A similar item asks about Southwestern homes made of “adobe” – no context, just a sentence, and four options from other languages. Again, if you speak Spanish, you’re in luck! And if you can picture an adobe structure, you’re in good shape. If you need to do what the test suggests in this section and engage in “Word Analysis” then you’re left to guess if these homes are made of wood or brick. If you’re a child who thinks houses are made of wood, and you lack the background knowledge of the Spanish influence in the Southwest, what is the right answer? “Italian word meaning wood” is every bit as logical as “Spanish word meaning brick.”
On to other skills! Students should know about bibliographies, but I’d never ask students to memorize bibliography formats – whether they’re in elementary grades, middle school, or high school. In high school, we teach students to use bibliography tools that provide accurate citations, properly organized and formatted automatically, and as a backup, teach them how to use format guidelines, not memorize them. After all, there are different styles that are correct for different contexts and purposes. And of course, in a multiple choice format, a question that appears to require knowing the proper format may often be answered by reasoning, rather than actual knowledge – so it’s a faulty assessment. Then there are questions about a thesaurus entry which, regardless of the standard they aim to assess, can be correctly answered through a variety of reasoning/inferences and vocabulary knowledge that may or may not related to thesaurus familiarity.

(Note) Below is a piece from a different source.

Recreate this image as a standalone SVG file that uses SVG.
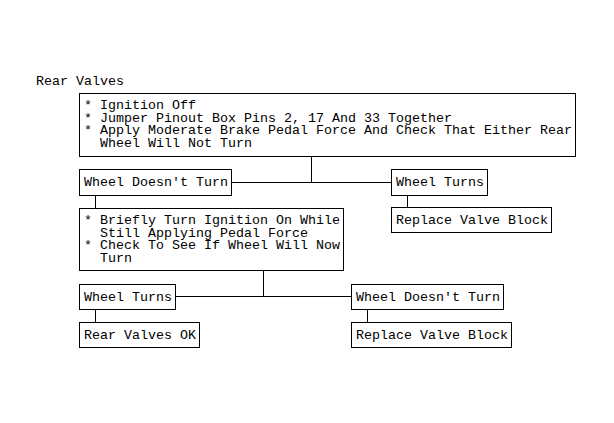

Another problem that comes up frequently concerns “Which is the best _______” types of questions, if it concerns something beyond grammar and conventions. First of all, students I’ve talked with about tests say they hate this type of question because it uses the language of opinion in a format that they associate with fact. Sure, we adults can (usually) set aside such reactions, but even then we sometimes have to read the minds of the exam writers a bit more than might be reasonable for all of our students. These types of questions can do double duty; as reading questions, they might have some minimal value, if we could have a discussion with students and learn the reasoning behind their answers. When this style of question purports to be about editing writing, it’s even worse; students don’t write in multiple choice, and they may have multiple ideas of how to improve the writing but not find their idea reflected among the options. I often coach students to avoid a writing problem they can’t solve. I’m sure most writers have had that experience, trying in vain to wrangle an unruly sentence into coherence, only to strike the whole thing and come back at the idea with entirely new sentence structure and diction.
It’s not hard to spot and dissect these lousy test items, but it’s hard to understand why otherwise intelligent people with good motives think such tests should be the backbone of effective policies or instructional improvement.